**Raw data:**
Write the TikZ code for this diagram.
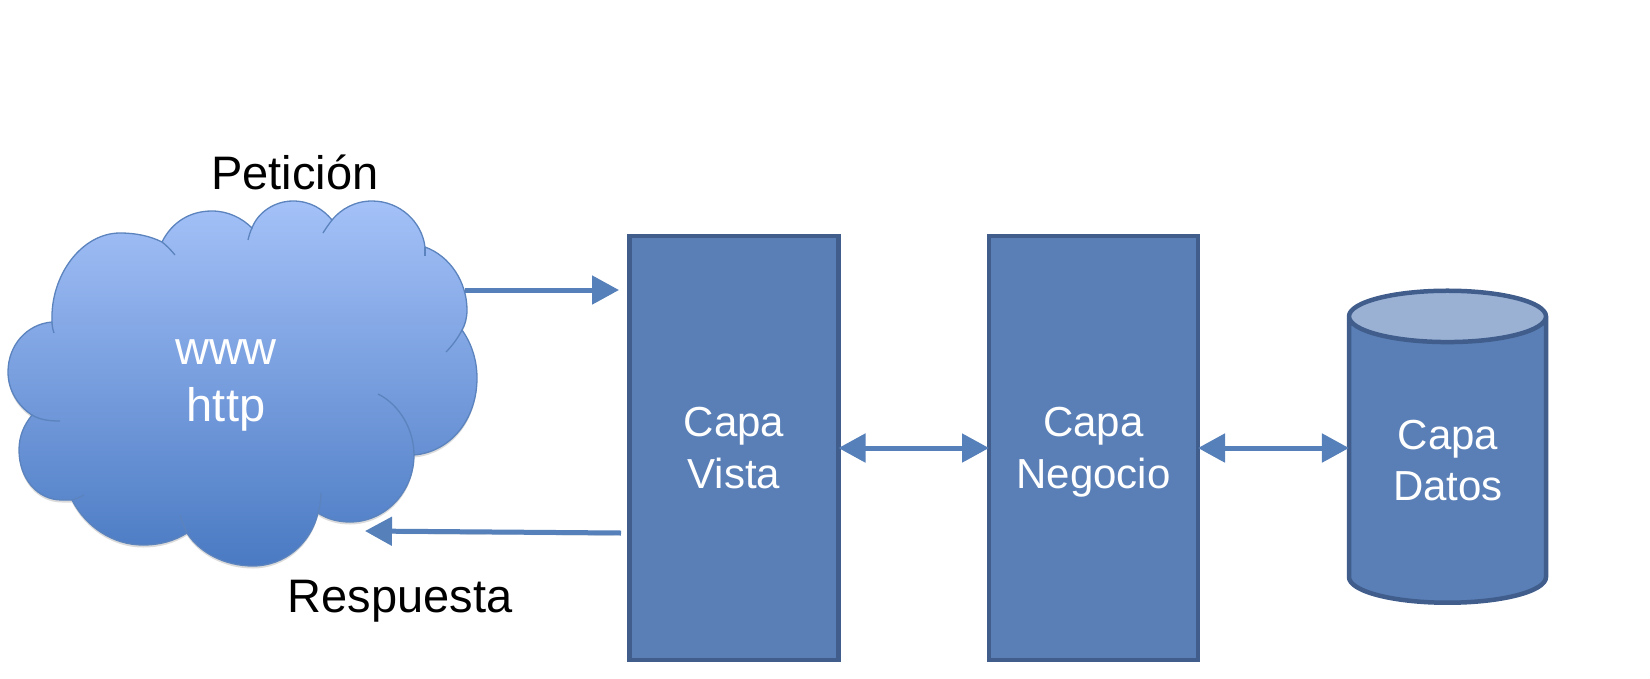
\documentclass[tikz,border=0pt]{standalone}
\usepackage{fontspec}
\setmainfont{Liberation Sans}
\usetikzlibrary{arrows.meta, shapes.geometric}
\definecolor{capafill}{HTML}{5A7FB6}
\definecolor{capaline}{HTML}{405D8C}
\definecolor{capatop}{HTML}{9AB1D4}
\definecolor{arrowblue}{HTML}{5580BA}
\definecolor{cloudtop}{HTML}{A4C1F8}
\definecolor{cloudbottom}{HTML}{4A7AC3}
\definecolor{cloudline}{HTML}{5B83BD}
\begin{document}
\begin{tikzpicture}[
        x=1pt, y=-1pt,
        capa/.style={rectangle, draw=capaline, line width=4.5pt, fill=capafill, text=white, minimum width=209pt, minimum height=424pt, outer sep=0pt, align=center, font=\fontsize{42}{51.5}\selectfont},
        capatext/.style={text=white, align=center, font=\fontsize{42}{51}\selectfont},
        cloudtext/.style={text=white, align=center, font=\fontsize{47}{57}\selectfont},
        caption/.style={text=black, font=\fontsize{47}{57}\selectfont},
        cloudedge/.style={draw=cloudline, line width=1.3pt},
        softshadow/.style={preaction={draw=black, opacity=.16, transform canvas={yshift=-2.5pt}}},
        arrow/.style={-{Triangle[length=27pt, width=28pt]}, draw=arrowblue, line width=5pt, softshadow},
        biarrow/.style={{Triangle[length=27pt, width=28pt]}-{Triangle[length=27pt, width=28pt]}, draw=arrowblue, line width=5pt, softshadow}
    ]
        \useasboundingbox (0,0) rectangle (1650,678);

        % Cloud
        \path[cloudedge, top color=cloudtop, bottom color=cloudbottom, preaction={fill=black, opacity=.14, transform canvas={yshift=-2.5pt}}]
            (52,322) .. controls (50,275) and (82,233) .. (120,233) .. controls (136,233) and (150,236) .. (162,242)
            .. controls (172,222) and (190,211) .. (212,211) .. controls (228,211) and (242,218) .. (252,228)
            .. controls (258,212) and (275,201) .. (293,201) .. controls (310,201) and (323,209) .. (332,220)
            .. controls (341,209) and (355,201) .. (372,201) .. controls (400,201) and (422,222) .. (425,247)
            .. controls (450,256) and (467,282) .. (467,310) .. controls (467,318) and (465,325) .. (462,330)
            .. controls (472,344) and (477,361) .. (477,378) .. controls (477,420) and (450,452) .. (414,455)
            .. controls (414,492) and (385,522) .. (350,522) .. controls (338,522) and (327,519) .. (318,513)
            .. controls (311,543) and (285,566) .. (253,566) .. controls (224,566) and (199,552) .. (187,533)
            .. controls (174,541) and (160,545) .. (143,545) .. controls (113,545) and (86,527) .. (72,500)
            .. controls (69,500) and (65,500) .. (62,500) .. controls (37,500) and (19,478) .. (19,450)
            .. controls (19,436) and (24,425) .. (32,415) .. controls (18,406) and (8,390) .. (8,372)
            .. controls (8,345) and (27,324) .. (52,322) -- cycle;
        \draw[cloudedge] (52,322) .. controls (52,326) and (53,330) .. (54,333);
        \draw[cloudedge] (162,242) .. controls (166,245) and (171,250) .. (175,255);
        \draw[cloudedge] (252,228) .. controls (250,232) and (249,236) .. (248,240);
        \draw[cloudedge] (332,220) .. controls (329,224) and (326,228) .. (323,233);
        \draw[cloudedge] (425,247) .. controls (425,250) and (425,253) .. (425,256);
        \draw[cloudedge] (462,330) .. controls (458,338) and (452,346) .. (446,352);
        \draw[cloudedge] (378,394) .. controls (400,405) and (414,430) .. (414,455);
        \draw[cloudedge] (318,513) .. controls (320,507) and (321,500) .. (321,493);
        \draw[cloudedge] (187,533) .. controls (184,527) and (182,521) .. (180,515);
        \draw[cloudedge] (72,500) .. controls (76,499) and (80,497) .. (84,495);
        \draw[cloudedge] (32,415) .. controls (40,420) and (50,421) .. (60,421);
        \node[cloudtext] (www) at (226,385) {www\\http};

        \node[caption, anchor=base] (peticion) at (295,189) {Petición};
        \node[caption, anchor=base] (respuesta) at (400,612) {Respuesta};

        % Layers
        \node[capa] (vista) at (734,448) {Capa\\Vista};
        \node[capa] (negocio) at (1093.5,448) {Capa\\\smash{Negocio}};
        \node[cylinder, shape border rotate=90, aspect=7.7, draw=capaline, line width=4.5pt, cylinder uses custom fill, cylinder body fill=capafill, cylinder end fill=capatop, minimum width=197pt, minimum height=312pt, outer sep=0pt] (datos) at (1447.5,464) {};
        \node[capatext] (datostext) at (1448,461) {Capa\\Datos};

        % Connectors
        \coordinate (cloudout) at (465,290);
        \coordinate (vistain) at (619,290);
        \coordinate (vistaout) at (621,533);
        \coordinate (cloudin) at (365,531);
        \draw[arrow] (cloudout) -- (vistain);
        \draw[arrow] (vistaout) -- (cloudin);
        \draw[biarrow] (vista.east) -- (negocio.west);
        \draw[biarrow] (negocio.east) -- (negocio.east -| datos.west);
    \end{tikzpicture}
\end{document}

**Work required:** Pictures stay out. Repeat only the lines from the beginning of the data through the line that has "(0,0) rectangle (1650,678);".

**Written answer:**
Write the TikZ code for this diagram.
\documentclass[tikz,border=0pt]{standalone}
\usepackage{fontspec}
\setmainfont{Liberation Sans}
\usetikzlibrary{arrows.meta, shapes.geometric}
\definecolor{capafill}{HTML}{5A7FB6}
\definecolor{capaline}{HTML}{405D8C}
\definecolor{capatop}{HTML}{9AB1D4}
\definecolor{arrowblue}{HTML}{5580BA}
\definecolor{cloudtop}{HTML}{A4C1F8}
\definecolor{cloudbottom}{HTML}{4A7AC3}
\definecolor{cloudline}{HTML}{5B83BD}
\begin{document}
\begin{tikzpicture}[
        x=1pt, y=-1pt,
        capa/.style={rectangle, draw=capaline, line width=4.5pt, fill=capafill, text=white, minimum width=209pt, minimum height=424pt, outer sep=0pt, align=center, font=\fontsize{42}{51.5}\selectfont},
        capatext/.style={text=white, align=center, font=\fontsize{42}{51}\selectfont},
        cloudtext/.style={text=white, align=center, font=\fontsize{47}{57}\selectfont},
        caption/.style={text=black, font=\fontsize{47}{57}\selectfont},
        cloudedge/.style={draw=cloudline, line width=1.3pt},
        softshadow/.style={preaction={draw=black, opacity=.16, transform canvas={yshift=-2.5pt}}},
        arrow/.style={-{Triangle[length=27pt, width=28pt]}, draw=arrowblue, line width=5pt, softshadow},
        biarrow/.style={{Triangle[length=27pt, width=28pt]}-{Triangle[length=27pt, width=28pt]}, draw=arrowblue, line width=5pt, softshadow}
    ]
        \useasboundingbox (0,0) rectangle (1650,678);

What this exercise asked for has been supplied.